Pour un état de droit

L’appel de ces signataires s’incrit, affirment-ils dans le “combat pour l’avènement d’un État civil conforme aux standards de notre temps, c’est-à-dire moderne, de droit, démocratique, social et ouvert à la pluralité de notre société qui est une exigence urgente et incontournable”

Les premiers signataires de la pétition affirment que “les citoyens affectés par ces deux épreuves n’ont pas pu s’empêcher de ressentir l’absence de l’État”, selon eux, ce dernier était trop occupé par « la préservation de sa domination et de ses privilèges », et ce, au lieu de prendre les mesures nécessaires qui auraient pu permettre de sauver des dizaines de vies.

La pétition dénonce une « irresponsabilité des autorités », « l’absence de projet national d’avenir clair », « le renoncement au rôle de l’État comme garant de l’intérêt général », ainsi que « la généralisation de la corruption à tous les niveaux ».

Un mois après, le nombre des victimes demeure inconnu

Au lieu de s’engager au côté de la société civile, et d’une mobilisation populaire, le pouvoir a choisi d’aller sur la pente glissante de la politique, et ce, au moment où les sinistrés avaient besoin d’être rassurés. L’impact des incendies est loin de s’arrêter à une dimension économique, ses dégâts touchent également le volet social et psychologique de la population entière.

Aucun autre pays n’a enregistré autant de pertes humaines que l’Algérie, et ce, au moment ou les feux ont pu atteindre les portes de la capitale hellénique, Athènes. Dans le bassin méditerranéen, aucun pays n’a enregistré, malgré l’ampleur des incendies, plus de dix morts, alors qu’en Algérie, on parle de plus de 200 morts, et peut-être plus encore, vu que le chiffre officiel n’a jamais été communiqué.

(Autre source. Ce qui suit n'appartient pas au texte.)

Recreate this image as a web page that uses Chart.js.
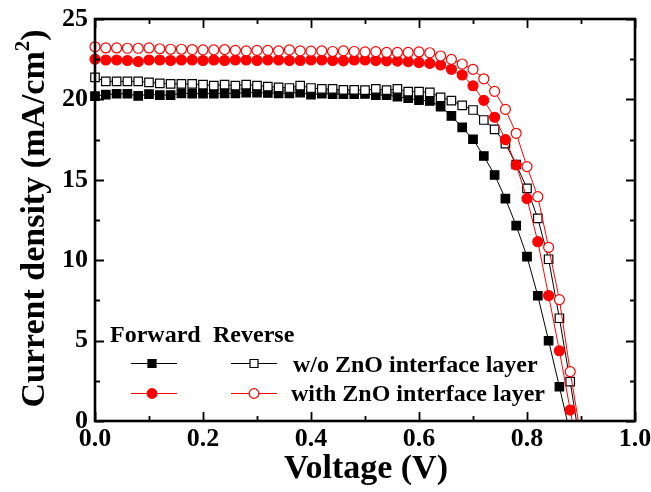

Les incendies, criminels soient-ils ou accidentels, vont se déclencher de nouveau. Hélas, les services de la protection civile, ceux de la préservation des forets, sont loin d’avoir été renforcés. Les élus locaux, dont l’impuissance a mis à nu la fragilité du système de gouvernance, et a souligné, encore une fois les méfaits de la centralisation des pouvoirs, demeurent, au seuil des élections locales, dénués de la moindre marge de manœuvre.

La pétition lancée par ces intellectuels des quatre coins du pays souligne les égarements des responsables, mais salue toutefois “cette générosité et cet esprit de sacrifice sont la trame authentique de l’identité de notre peuple”.